──────── DATA BLOCK
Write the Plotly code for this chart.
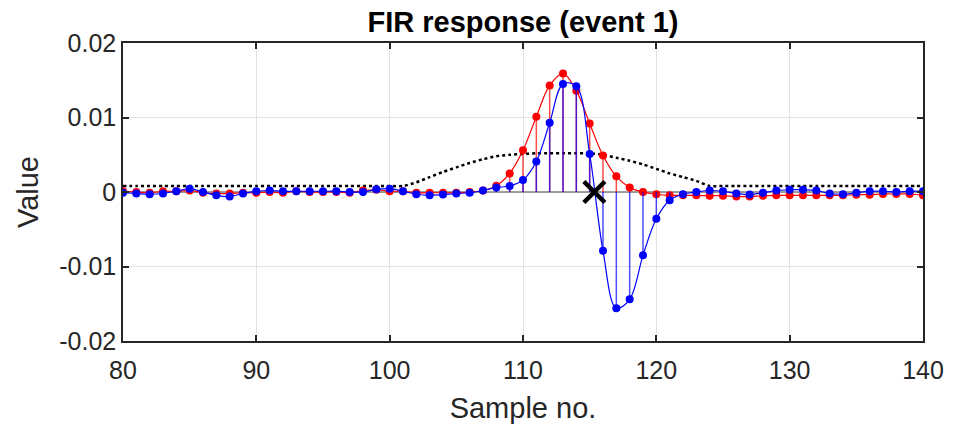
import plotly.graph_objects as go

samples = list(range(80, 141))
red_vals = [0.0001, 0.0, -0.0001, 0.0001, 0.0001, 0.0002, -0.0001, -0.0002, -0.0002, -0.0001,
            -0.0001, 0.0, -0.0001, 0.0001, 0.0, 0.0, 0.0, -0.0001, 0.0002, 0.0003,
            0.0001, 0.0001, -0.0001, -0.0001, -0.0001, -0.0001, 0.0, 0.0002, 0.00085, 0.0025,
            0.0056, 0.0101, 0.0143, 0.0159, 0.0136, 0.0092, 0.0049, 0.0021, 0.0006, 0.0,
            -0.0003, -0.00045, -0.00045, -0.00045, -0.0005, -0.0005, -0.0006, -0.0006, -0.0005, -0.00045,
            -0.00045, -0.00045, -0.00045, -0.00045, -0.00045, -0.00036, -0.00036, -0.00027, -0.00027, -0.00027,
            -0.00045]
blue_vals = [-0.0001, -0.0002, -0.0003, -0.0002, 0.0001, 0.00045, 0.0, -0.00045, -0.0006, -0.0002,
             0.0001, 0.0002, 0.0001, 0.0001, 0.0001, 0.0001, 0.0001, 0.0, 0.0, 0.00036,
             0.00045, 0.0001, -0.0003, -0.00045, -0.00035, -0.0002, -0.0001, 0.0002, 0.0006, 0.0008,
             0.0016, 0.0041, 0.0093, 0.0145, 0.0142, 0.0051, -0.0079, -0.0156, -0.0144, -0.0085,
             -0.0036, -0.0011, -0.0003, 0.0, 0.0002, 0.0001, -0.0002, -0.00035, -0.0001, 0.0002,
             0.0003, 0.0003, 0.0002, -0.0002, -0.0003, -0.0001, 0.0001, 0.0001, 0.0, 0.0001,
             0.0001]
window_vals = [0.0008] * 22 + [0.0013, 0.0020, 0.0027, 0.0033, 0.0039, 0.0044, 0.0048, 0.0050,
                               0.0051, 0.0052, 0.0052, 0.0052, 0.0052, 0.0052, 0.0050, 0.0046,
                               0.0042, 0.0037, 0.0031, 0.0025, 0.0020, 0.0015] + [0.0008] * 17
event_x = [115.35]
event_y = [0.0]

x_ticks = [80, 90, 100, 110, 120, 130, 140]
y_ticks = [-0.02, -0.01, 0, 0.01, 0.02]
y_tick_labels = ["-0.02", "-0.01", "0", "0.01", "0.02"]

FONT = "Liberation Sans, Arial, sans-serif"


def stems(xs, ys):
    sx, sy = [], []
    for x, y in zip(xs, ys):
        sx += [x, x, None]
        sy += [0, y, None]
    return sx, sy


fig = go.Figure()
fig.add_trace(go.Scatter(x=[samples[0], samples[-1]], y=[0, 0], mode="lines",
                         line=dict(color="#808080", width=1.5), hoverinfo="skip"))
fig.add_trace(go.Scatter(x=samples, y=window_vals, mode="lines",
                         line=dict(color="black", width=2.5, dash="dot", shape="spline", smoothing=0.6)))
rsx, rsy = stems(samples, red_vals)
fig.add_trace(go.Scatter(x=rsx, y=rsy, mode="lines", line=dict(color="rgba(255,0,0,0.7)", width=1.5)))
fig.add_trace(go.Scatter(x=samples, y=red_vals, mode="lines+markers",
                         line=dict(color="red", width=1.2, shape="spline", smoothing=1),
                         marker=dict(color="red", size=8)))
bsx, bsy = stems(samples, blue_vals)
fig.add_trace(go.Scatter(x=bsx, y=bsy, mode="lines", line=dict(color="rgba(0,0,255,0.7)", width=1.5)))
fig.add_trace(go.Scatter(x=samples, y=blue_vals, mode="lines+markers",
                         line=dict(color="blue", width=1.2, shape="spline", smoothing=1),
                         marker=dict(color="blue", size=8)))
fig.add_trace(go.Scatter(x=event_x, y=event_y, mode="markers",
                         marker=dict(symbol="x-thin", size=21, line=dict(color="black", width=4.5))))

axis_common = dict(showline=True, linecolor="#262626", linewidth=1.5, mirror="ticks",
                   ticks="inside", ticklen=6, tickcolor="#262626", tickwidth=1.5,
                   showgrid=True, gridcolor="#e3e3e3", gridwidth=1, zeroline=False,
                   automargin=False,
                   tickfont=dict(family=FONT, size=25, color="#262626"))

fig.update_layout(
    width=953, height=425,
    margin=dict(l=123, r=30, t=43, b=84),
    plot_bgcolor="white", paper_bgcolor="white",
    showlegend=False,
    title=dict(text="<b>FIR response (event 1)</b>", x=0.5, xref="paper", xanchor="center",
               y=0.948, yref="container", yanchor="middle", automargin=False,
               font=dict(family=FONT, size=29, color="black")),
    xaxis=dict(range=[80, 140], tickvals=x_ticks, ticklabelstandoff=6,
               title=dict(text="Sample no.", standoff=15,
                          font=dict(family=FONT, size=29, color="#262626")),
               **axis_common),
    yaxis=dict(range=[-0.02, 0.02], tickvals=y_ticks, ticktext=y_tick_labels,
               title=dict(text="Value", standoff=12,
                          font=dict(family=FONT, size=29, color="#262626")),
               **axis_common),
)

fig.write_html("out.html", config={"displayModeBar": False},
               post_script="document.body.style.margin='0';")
────────────────
Leave out all pictures, then copy the remaining material exactly.

Write the Plotly code for this chart.
import plotly.graph_objects as go

samples = list(range(80, 141))
red_vals = [0.0001, 0.0, -0.0001, 0.0001, 0.0001, 0.0002, -0.0001, -0.0002, -0.0002, -0.0001,
            -0.0001, 0.0, -0.0001, 0.0001, 0.0, 0.0, 0.0, -0.0001, 0.0002, 0.0003,
            0.0001, 0.0001, -0.0001, -0.0001, -0.0001, -0.0001, 0.0, 0.0002, 0.00085, 0.0025,
            0.0056, 0.0101, 0.0143, 0.0159, 0.0136, 0.0092, 0.0049, 0.0021, 0.0006, 0.0,
            -0.0003, -0.00045, -0.00045, -0.00045, -0.0005, -0.0005, -0.0006, -0.0006, -0.0005, -0.00045,
            -0.00045, -0.00045, -0.00045, -0.00045, -0.00045, -0.00036, -0.00036, -0.00027, -0.00027, -0.00027,
            -0.00045]
blue_vals = [-0.0001, -0.0002, -0.0003, -0.0002, 0.0001, 0.00045, 0.0, -0.00045, -0.0006, -0.0002,
             0.0001, 0.0002, 0.0001, 0.0001, 0.0001, 0.0001, 0.0001, 0.0, 0.0, 0.00036,
             0.00045, 0.0001, -0.0003, -0.00045, -0.00035, -0.0002, -0.0001, 0.0002, 0.0006, 0.0008,
             0.0016, 0.0041, 0.0093, 0.0145, 0.0142, 0.0051, -0.0079, -0.0156, -0.0144, -0.0085,
             -0.0036, -0.0011, -0.0003, 0.0, 0.0002, 0.0001, -0.0002, -0.00035, -0.0001, 0.0002,
             0.0003, 0.0003, 0.0002, -0.0002, -0.0003, -0.0001, 0.0001, 0.0001, 0.0, 0.0001,
             0.0001]
window_vals = [0.0008] * 22 + [0.0013, 0.0020, 0.0027, 0.0033, 0.0039, 0.0044, 0.0048, 0.0050,
                               0.0051, 0.0052, 0.0052, 0.0052, 0.0052, 0.0052, 0.0050, 0.0046,
                               0.0042, 0.0037, 0.0031, 0.0025, 0.0020, 0.0015] + [0.0008] * 17
event_x = [115.35]
event_y = [0.0]

x_ticks = [80, 90, 100, 110, 120, 130, 140]
y_ticks = [-0.02, -0.01, 0, 0.01, 0.02]
y_tick_labels = ["-0.02", "-0.01", "0", "0.01", "0.02"]

FONT = "Liberation Sans, Arial, sans-serif"


def stems(xs, ys):
    sx, sy = [], []
    for x, y in zip(xs, ys):
        sx += [x, x, None]
        sy += [0, y, None]
    return sx, sy


fig = go.Figure()
fig.add_trace(go.Scatter(x=[samples[0], samples[-1]], y=[0, 0], mode="lines",
                         line=dict(color="#808080", width=1.5), hoverinfo="skip"))
fig.add_trace(go.Scatter(x=samples, y=window_vals, mode="lines",
                         line=dict(color="black", width=2.5, dash="dot", shape="spline", smoothing=0.6)))
rsx, rsy = stems(samples, red_vals)
fig.add_trace(go.Scatter(x=rsx, y=rsy, mode="lines", line=dict(color="rgba(255,0,0,0.7)", width=1.5)))
fig.add_trace(go.Scatter(x=samples, y=red_vals, mode="lines+markers",
                         line=dict(color="red", width=1.2, shape="spline", smoothing=1),
                         marker=dict(color="red", size=8)))
bsx, bsy = stems(samples, blue_vals)
fig.add_trace(go.Scatter(x=bsx, y=bsy, mode="lines", line=dict(color="rgba(0,0,255,0.7)", width=1.5)))
fig.add_trace(go.Scatter(x=samples, y=blue_vals, mode="lines+markers",
                         line=dict(color="blue", width=1.2, shape="spline", smoothing=1),
                         marker=dict(color="blue", size=8)))
fig.add_trace(go.Scatter(x=event_x, y=event_y, mode="markers",
                         marker=dict(symbol="x-thin", size=21, line=dict(color="black", width=4.5))))

axis_common = dict(showline=True, linecolor="#262626", linewidth=1.5, mirror="ticks",
                   ticks="inside", ticklen=6, tickcolor="#262626", tickwidth=1.5,
                   showgrid=True, gridcolor="#e3e3e3", gridwidth=1, zeroline=False,
                   automargin=False,
                   tickfont=dict(family=FONT, size=25, color="#262626"))

fig.update_layout(
    width=953, height=425,
    margin=dict(l=123, r=30, t=43, b=84),
    plot_bgcolor="white", paper_bgcolor="white",
    showlegend=False,
    title=dict(text="<b>FIR response (event 1)</b>", x=0.5, xref="paper", xanchor="center",
               y=0.948, yref="container", yanchor="middle", automargin=False,
               font=dict(family=FONT, size=29, color="black")),
    xaxis=dict(range=[80, 140], tickvals=x_ticks, ticklabelstandoff=6,
               title=dict(text="Sample no.", standoff=15,
                          font=dict(family=FONT, size=29, color="#262626")),
               **axis_common),
    yaxis=dict(range=[-0.02, 0.02], tickvals=y_ticks, ticktext=y_tick_labels,
               title=dict(text="Value", standoff=12,
                          font=dict(family=FONT, size=29, color="#262626")),
               **axis_common),
)

fig.write_html("out.html", config={"displayModeBar": False},
               post_script="document.body.style.margin='0';")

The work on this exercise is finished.